(Figure scripts)

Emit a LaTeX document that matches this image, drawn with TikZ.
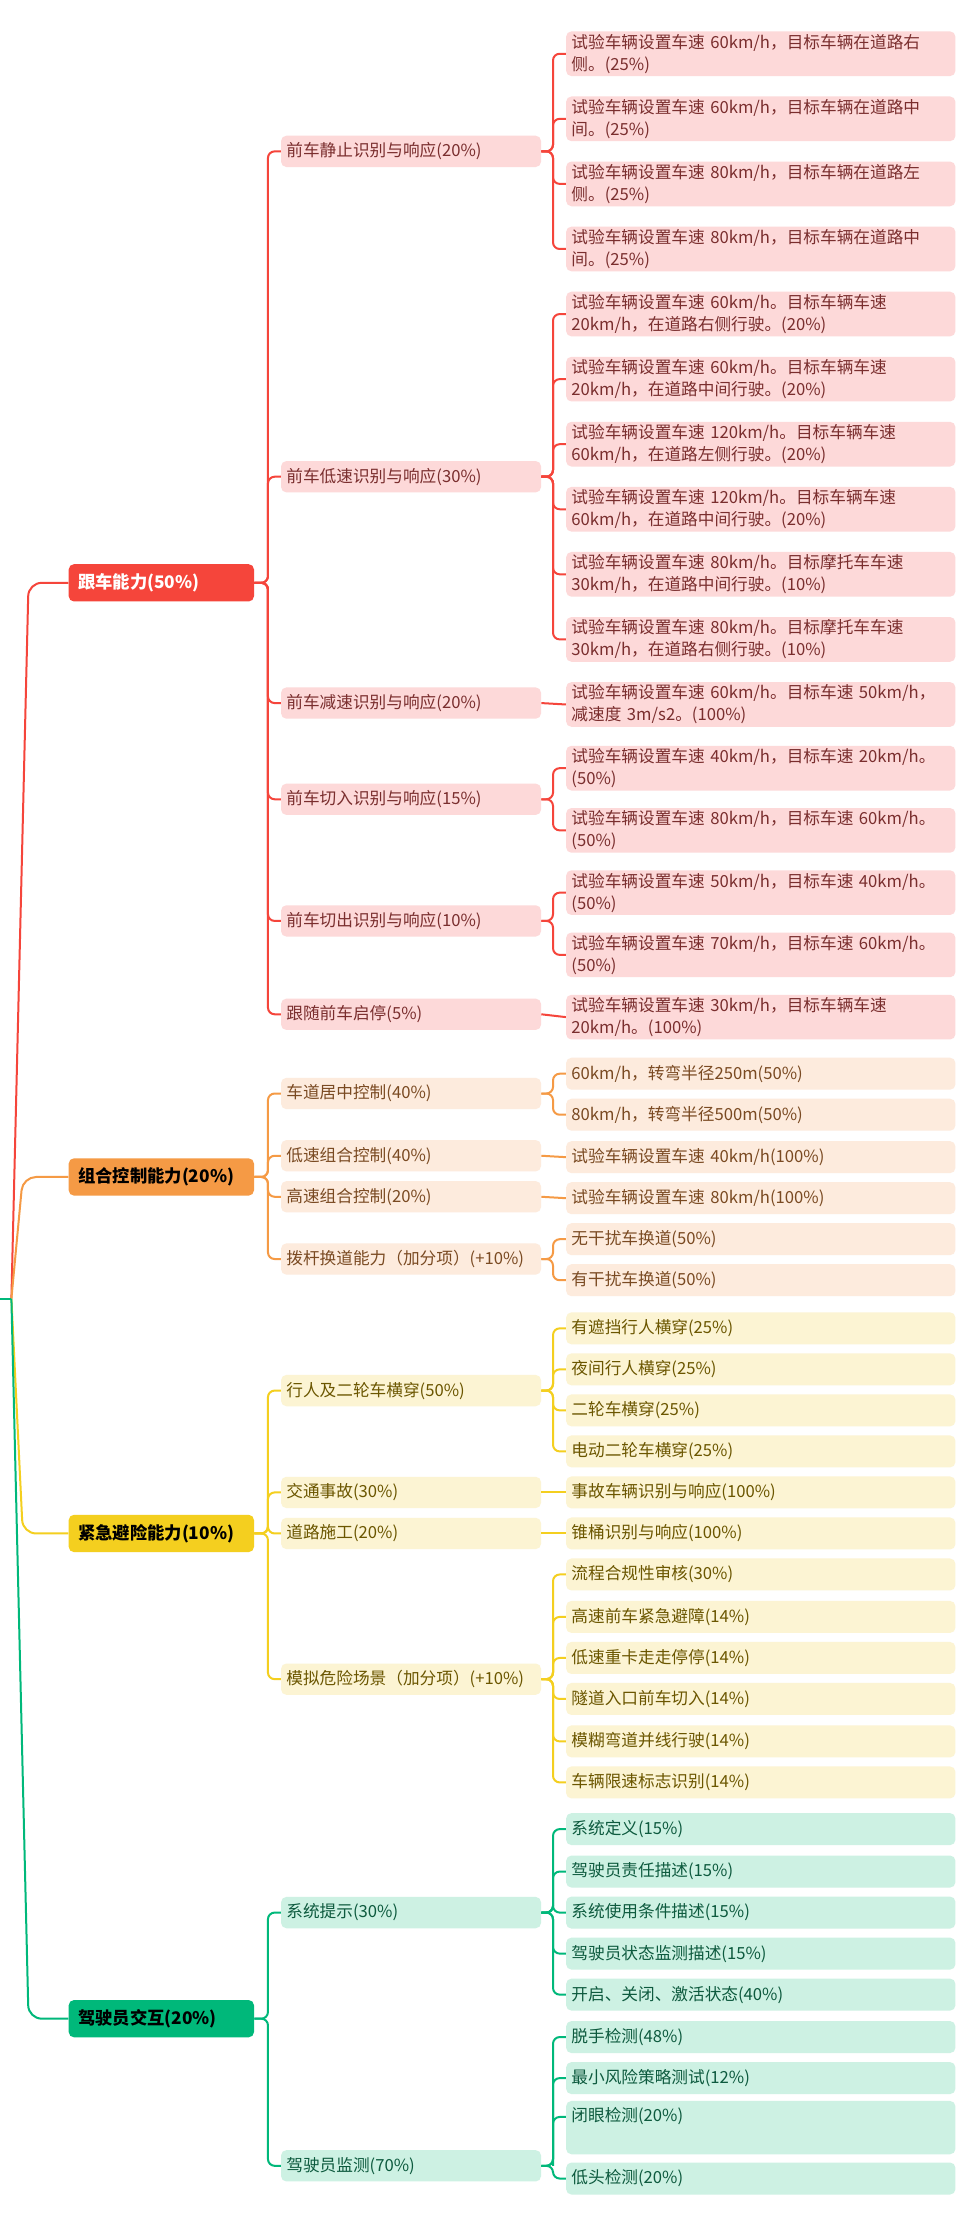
\documentclass[tikz,border=0pt]{standalone}
\usepackage{fontspec}
\setmainfont{Noto Sans CJK SC}
\begin{document}
\begin{tikzpicture}[x=1.069pt,y=-1.061pt,
 base/.style={anchor=west,rounded corners=4pt,inner xsep=4pt,inner ysep=2pt,font=\fontsize{12.5}{16.5}\selectfont,align=left},
 leaf/.style={base,text width=284pt,minimum height=26.7pt},
 mid/.style={base,text width=187pt,minimum height=23.5pt},
 root/.style={base,text width=125pt,minimum height=28pt,inner xsep=7pt,font=\fontsize{13}{16}\selectfont\bfseries},
 lR/.style={leaf,fill=rl,text=rt}, mR/.style={mid,fill=rl,text=rt}, cR/.style={draw=rr,line width=1.5pt,rounded corners=5pt},
 lO/.style={leaf,fill=ol,text=ot}, mO/.style={mid,fill=ol,text=ot}, cO/.style={draw=orr,line width=1.5pt,rounded corners=5pt},
 lY/.style={leaf,fill=yl,text=yt}, mY/.style={mid,fill=yl,text=yt}, cY/.style={draw=yr,line width=1.5pt,rounded corners=5pt},
 lG/.style={leaf,fill=gl,text=gt}, mG/.style={mid,fill=gl,text=gt}, cG/.style={draw=gr,line width=1.5pt,rounded corners=5pt}]
\definecolor{rr}{HTML}{F5453B}\definecolor{rl}{HTML}{FDD9D9}\definecolor{rt}{HTML}{7A2E2E}
\definecolor{orr}{HTML}{F59A45}\definecolor{ol}{HTML}{FDEBDD}\definecolor{ot}{HTML}{7A4A22}
\definecolor{yr}{HTML}{F4CF1F}\definecolor{yl}{HTML}{FCF4D3}\definecolor{yt}{HTML}{6B5600}
\definecolor{gr}{HTML}{00B87A}\definecolor{gl}{HTML}{CDF1E3}\definecolor{gt}{HTML}{0D5A3E}
\useasboundingbox[fill=white] (0,0) rectangle (681.4,1566.5);
% roots
\node[root,fill=rr,text=white] (R1) at (48,412) {跟车能力(50\%)};
\node[root,fill=orr,text=black] (R2) at (48,832) {组合控制能力(20\%)};
\node[root,fill=yr,text=black] (R3) at (48,1084) {紧急避险能力(10\%)};
\node[root,fill=gr,text=black] (R4) at (48,1427) {驾驶员交互(20\%)};
\coordinate (S) at (8,918);
\draw[cR,rounded corners=10pt] (S) -- (20,412) -- (R1.west);
\draw[cO,rounded corners=10pt] (S) -- (16,832) -- (R2.west);
\draw[cY,rounded corners=10pt] (S) -- (16,1084) -- (R3.west);
\draw[cG,rounded corners=10pt] (S) -- (20,1427) -- (R4.west);
\draw[cG] (0,918) -- (S);
% branch 1
\node[mR] (a1) at (197,107) {前车静止识别与响应(20\%)};
\node[mR] (a2) at (197,337) {前车低速识别与响应(30\%)};
\node[mR] (a3) at (197,497) {前车减速识别与响应(20\%)};
\node[mR] (a4) at (197,565) {前车切入识别与响应(15\%)};
\node[mR] (a5) at (197,651) {前车切出识别与响应(10\%)};
\node[mR] (a6) at (197,717) {跟随前车启停(5\%)};
\foreach \m in {a1,a2,a3,a4,a5,a6} \draw[cR] (R1.east) -- (188,412) |- (\m.west);
\node[lR] (a1x1) at (397,38) {试验车辆设置车速 60km/h，目标车辆在道路右\\侧。(25\%)};
\node[lR] (a1x2) at (397,84) {试验车辆设置车速 60km/h，目标车辆在道路中\\间。(25\%)};
\node[lR] (a1x3) at (397,130) {试验车辆设置车速 80km/h，目标车辆在道路左\\侧。(25\%)};
\node[lR] (a1x4) at (397,176) {试验车辆设置车速 80km/h，目标车辆在道路中\\间。(25\%)};
\foreach \l in {a1x1,a1x2,a1x3,a1x4} \draw[cR] (a1.east) -- (388,107) |- (\l.west);
\node[lR] (a2x1) at (397,222) {试验车辆设置车速 60km/h。目标车辆车速\\20km/h，在道路右侧行驶。(20\%)};
\node[lR] (a2x2) at (397,268) {试验车辆设置车速 60km/h。目标车辆车速\\20km/h，在道路中间行驶。(20\%)};
\node[lR] (a2x3) at (397,314) {试验车辆设置车速 120km/h。目标车辆车速\\60km/h，在道路左侧行驶。(20\%)};
\node[lR] (a2x4) at (397,360) {试验车辆设置车速 120km/h。目标车辆车速\\60km/h，在道路中间行驶。(20\%)};
\node[lR] (a2x5) at (397,406) {试验车辆设置车速 80km/h。目标摩托车车速\\30km/h，在道路中间行驶。(10\%)};
\node[lR] (a2x6) at (397,452) {试验车辆设置车速 80km/h。目标摩托车车速\\30km/h，在道路右侧行驶。(10\%)};
\foreach \l in {a2x1,a2x2,a2x3,a2x4,a2x5,a2x6} \draw[cR] (a2.east) -- (388,337) |- (\l.west);
\node[lR] (a3x1) at (397,498) {试验车辆设置车速 60km/h。目标车速 50km/h，\\减速度 3m/s2。(100\%)};
\draw[cR] (a3.east) -- (a3x1.west);
\node[lR] (a4x1) at (397,543) {试验车辆设置车速 40km/h，目标车速 20km/h。\\(50\%)};
\node[lR] (a4x2) at (397,587) {试验车辆设置车速 80km/h，目标车速 60km/h。\\(50\%)};
\foreach \l in {a4x1,a4x2} \draw[cR] (a4.east) -- (388,565) |- (\l.west);
\node[lR] (a5x1) at (397,631) {试验车辆设置车速 50km/h，目标车速 40km/h。\\(50\%)};
\node[lR] (a5x2) at (397,675) {试验车辆设置车速 70km/h，目标车速 60km/h。\\(50\%)};
\foreach \l in {a5x1,a5x2} \draw[cR] (a5.east) -- (388,651) |- (\l.west);
\node[lR] (a6x1) at (397,719) {试验车辆设置车速 30km/h，目标车辆车速\\20km/h。(100\%)};
\draw[cR] (a6.east) -- (a6x1.west);
% branch 2
\node[mO] (b1) at (197,773) {车道居中控制(40\%)};
\node[mO] (b2) at (197,817) {低速组合控制(40\%)};
\node[mO] (b3) at (197,846) {高速组合控制(20\%)};
\node[mO] (b4) at (197,890) {拨杆换道能力（加分项）(+10\%)};
\foreach \m in {b1,b2,b3,b4} \draw[cO] (R2.east) -- (188,832) |- (\m.west);
\node[lO,minimum height=24pt] (b1x1) at (397,759) {60km/h，转弯半径250m(50\%)};
\node[lO,minimum height=24pt] (b1x2) at (397,788) {80km/h，转弯半径500m(50\%)};
\foreach \l in {b1x1,b1x2} \draw[cO] (b1.east) -- (388,773) |- (\l.west);
\node[lO,minimum height=24pt] (b2x1) at (397,818) {试验车辆设置车速 40km/h(100\%)};
\draw[cO] (b2.east) -- (b2x1.west);
\node[lO,minimum height=24pt] (b3x1) at (397,847) {试验车辆设置车速 80km/h(100\%)};
\draw[cO] (b3.east) -- (b3x1.west);
\node[lO,minimum height=24pt] (b4x1) at (397,876) {无干扰车换道(50\%)};
\node[lO,minimum height=24pt] (b4x2) at (397,905) {有干扰车换道(50\%)};
\foreach \l in {b4x1,b4x2} \draw[cO] (b4.east) -- (388,890) |- (\l.west);
% branch 3
\node[mY] (c1) at (197,983) {行人及二轮车横穿(50\%)};
\node[mY] (c2) at (197,1055) {交通事故(30\%)};
\node[mY] (c3) at (197,1084) {道路施工(20\%)};
\node[mY] (c4) at (197,1187) {模拟危险场景（加分项）(+10\%)};
\foreach \m in {c1,c2,c3,c4} \draw[cY] (R3.east) -- (188,1084) |- (\m.west);
\node[lY,minimum height=24pt] (c1x1) at (397,939) {有遮挡行人横穿(25\%)};
\node[lY,minimum height=24pt] (c1x2) at (397,968) {夜间行人横穿(25\%)};
\node[lY,minimum height=24pt] (c1x3) at (397,997) {二轮车横穿(25\%)};
\node[lY,minimum height=24pt] (c1x4) at (397,1026) {电动二轮车横穿(25\%)};
\foreach \l in {c1x1,c1x2,c1x3,c1x4} \draw[cY] (c1.east) -- (388,983) |- (\l.west);
\node[lY,minimum height=24pt] (c2x1) at (397,1055) {事故车辆识别与响应(100\%)};
\draw[cY] (c2.east) -- (c2x1.west);
\node[lY,minimum height=24pt] (c3x1) at (397,1084) {锥桶识别与响应(100\%)};
\draw[cY] (c3.east) -- (c3x1.west);
\node[lY,minimum height=24pt] (c4x1) at (397,1113) {流程合规性审核(30\%)};
\node[lY,minimum height=24pt] (c4x2) at (397,1143) {高速前车紧急避障(14\%)};
\node[lY,minimum height=24pt] (c4x3) at (397,1172) {低速重卡走走停停(14\%)};
\node[lY,minimum height=24pt] (c4x4) at (397,1201) {隧道入口前车切入(14\%)};
\node[lY,minimum height=24pt] (c4x5) at (397,1231) {模糊弯道并线行驶(14\%)};
\node[lY,minimum height=24pt] (c4x6) at (397,1260) {车辆限速标志识别(14\%)};
\foreach \l in {c4x1,c4x2,c4x3,c4x4,c4x5,c4x6} \draw[cY] (c4.east) -- (388,1187) |- (\l.west);
% branch 4
\node[mG] (d1) at (197,1352) {系统提示(30\%)};
\node[mG] (d2) at (197,1531) {驾驶员监测(70\%)};
\foreach \m in {d1,d2} \draw[cG] (R4.east) -- (188,1427) |- (\m.west);
\node[lG,minimum height=24pt] (d1x1) at (397,1293) {系统定义(15\%)};
\node[lG,minimum height=24pt] (d1x2) at (397,1323) {驾驶员责任描述(15\%)};
\node[lG,minimum height=24pt] (d1x3) at (397,1352) {系统使用条件描述(15\%)};
\node[lG,minimum height=24pt] (d1x4) at (397,1381) {驾驶员状态监测描述(15\%)};
\node[lG,minimum height=24pt] (d1x5) at (397,1410) {开启、关闭、激活状态(40\%)};
\foreach \l in {d1x1,d1x2,d1x3,d1x4,d1x5} \draw[cG] (d1.east) -- (388,1352) |- (\l.west);
\node[lG,minimum height=24pt] (d2x1) at (397,1440) {脱手检测(48\%)};
\node[lG,minimum height=24pt] (d2x2) at (397,1469) {最小风险策略测试(12\%)};
\node[lG,minimum height=40pt,text depth=20pt] (d2x3) at (397,1504) {闭眼检测(20\%)};
\node[lG,minimum height=24pt] (d2x4) at (397,1540) {低头检测(20\%)};
\foreach \l in {d2x1,d2x2,d2x4} \draw[cG] (d2.east) -- (388,1531) |- (\l.west);
\draw[cG] (388,1531) |- ([yshift=8pt]d2x3.west);
\end{tikzpicture}
\end{document}
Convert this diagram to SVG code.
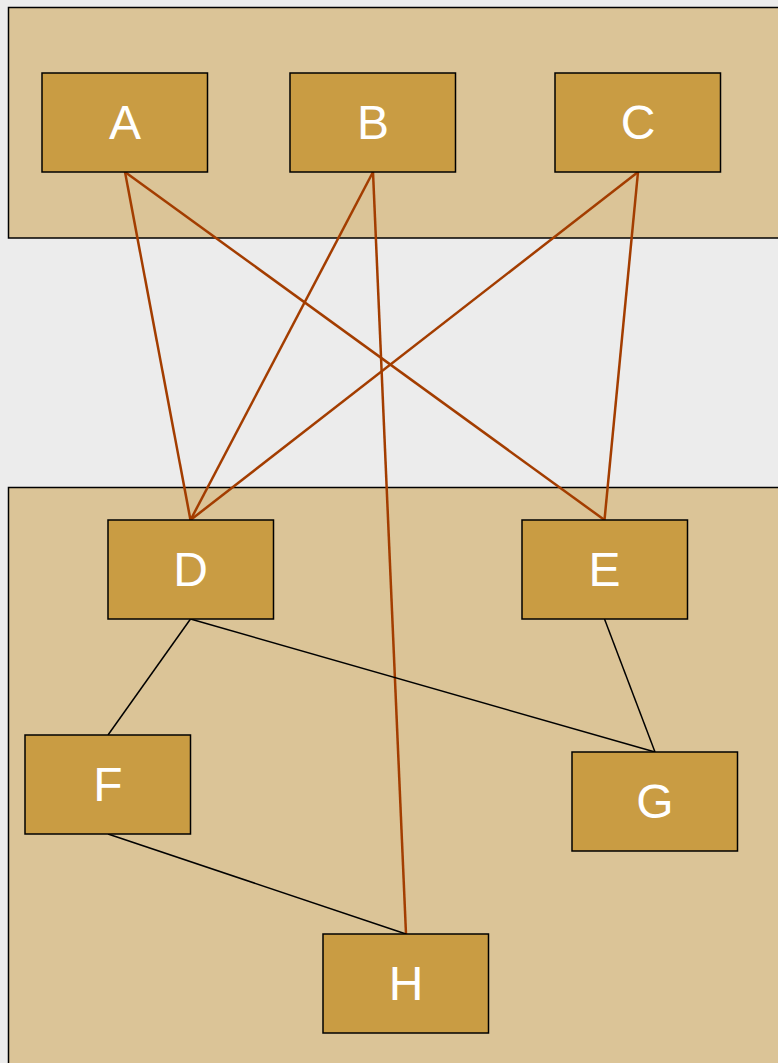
<svg xmlns="http://www.w3.org/2000/svg" width="778" height="1063" viewBox="0 0 778 1063">
<style>
.cont{fill:#dbc497;stroke:#000;stroke-width:1.5}
.node rect{fill:#c99c43;stroke:#000;stroke-width:1.5}
.node text{fill:#fff;font-family:"Liberation Sans",Arial,sans-serif;font-size:48px;text-anchor:middle}
.e1{stroke:#a33d00;stroke-width:2.5;fill:none}
.e2{stroke:#000;stroke-width:1.5;fill:none}
</style>
<rect x="0" y="0" width="778" height="1063" fill="#ececec"/>
<rect class="cont" x="8.5" y="7.5" width="790" height="230.5"/>
<rect class="cont" x="8.5" y="487.5" width="790" height="600"/>
<g id="connectors">
<line class="e1" x1="125" y1="172" x2="190.5" y2="520"/>
<line class="e1" x1="125" y1="172" x2="604.5" y2="520"/>
<line class="e1" x1="373" y1="172" x2="190.5" y2="520"/>
<line class="e1" x1="373" y1="172" x2="406" y2="934"/>
<line class="e1" x1="638" y1="172" x2="190.5" y2="520"/>
<line class="e1" x1="638" y1="172" x2="604.5" y2="520"/>
<line class="e2" x1="190.5" y1="619" x2="108" y2="735"/>
<line class="e2" x1="190.5" y1="619" x2="655" y2="752"/>
<line class="e2" x1="604.5" y1="619" x2="655" y2="752"/>
<line class="e2" x1="108" y1="834" x2="406" y2="934"/>
</g>
<g id="A" class="node"><rect x="42" y="73" width="165.5" height="99"/><text x="125" y="139">A</text></g>
<g id="B" class="node"><rect x="290" y="73" width="165.5" height="99"/><text x="373" y="139">B</text></g>
<g id="C" class="node"><rect x="555" y="73" width="165.5" height="99"/><text x="638" y="139">C</text></g>
<g id="D" class="node"><rect x="108" y="520" width="165.5" height="99"/><text x="190.5" y="586">D</text></g>
<g id="E" class="node"><rect x="522" y="520" width="165.5" height="99"/><text x="604.5" y="586">E</text></g>
<g id="F" class="node"><rect x="25" y="735" width="165.5" height="99"/><text x="108" y="801">F</text></g>
<g id="G" class="node"><rect x="572" y="752" width="165.5" height="99"/><text x="655" y="818">G</text></g>
<g id="H" class="node"><rect x="323" y="934" width="165.5" height="99"/><text x="406" y="1000">H</text></g>
</svg>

- _What to produce_
Scan the material for lines with the word "this", and copy each line you find.

- _Result_
Emit a LaTeX document that matches this image, drawn with TikZ.
Convert this diagram to SVG code.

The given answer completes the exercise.